Classic French sauce

Suprême sauce (/fr/) is a classic and popular "daughter sauce" of French cuisine. It consists of velouté, a "mother sauce", thickened with cream and strained.

==Recipes==
According the Larousse Gastronomique, a seminal work of French haute cuisine, first published in 1938, suprême sauce is made from the mother sauce velouté (white stock thickened with a white roux—in the case of suprême sauce, chicken stock is usually preferred), reduced with heavy cream or crème fraîche, and then strained through a fine sieve.

A light squeeze of lemon juice is commonly added. In many cases, chefs also choose to add finely chopped and lightly sautéed mushrooms to the dish, although this was not specifically mentioned in Larousse Gastronomique or by Auguste Escoffier, the "Emperor of the World's Kitchens", who was an arbiter of classic French cuisine.

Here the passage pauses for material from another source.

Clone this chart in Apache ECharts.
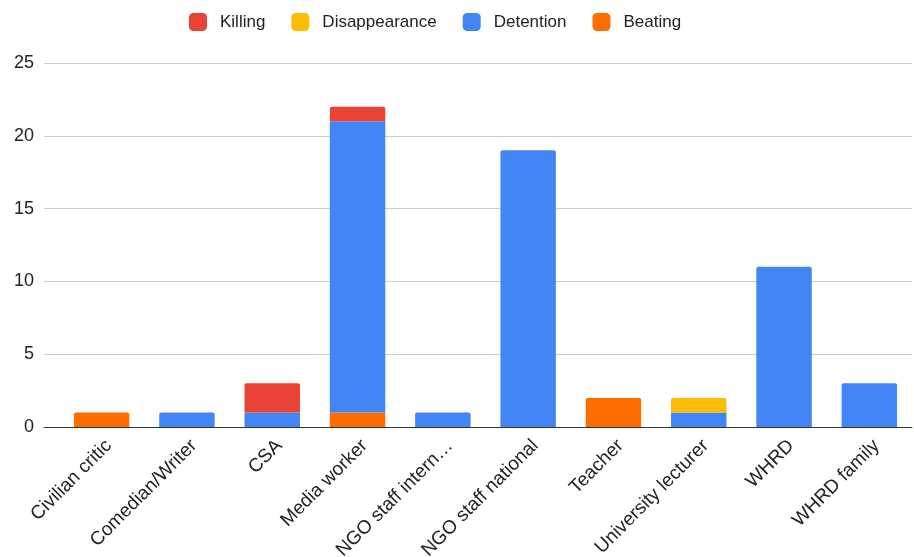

The Cook's Decameron suggests the following recipe: the sauce is made by placing three-quarters of a pint (350ml) of white sauce into a saucepan, and when it is nearly boiling, adding half a cup (120 ml) of concentrated fowl stock. It should then be reduced until the sauce is quite thick, passed through a chinois strainer into a bain-marie and have added two tablespoons (30 ml) of cream.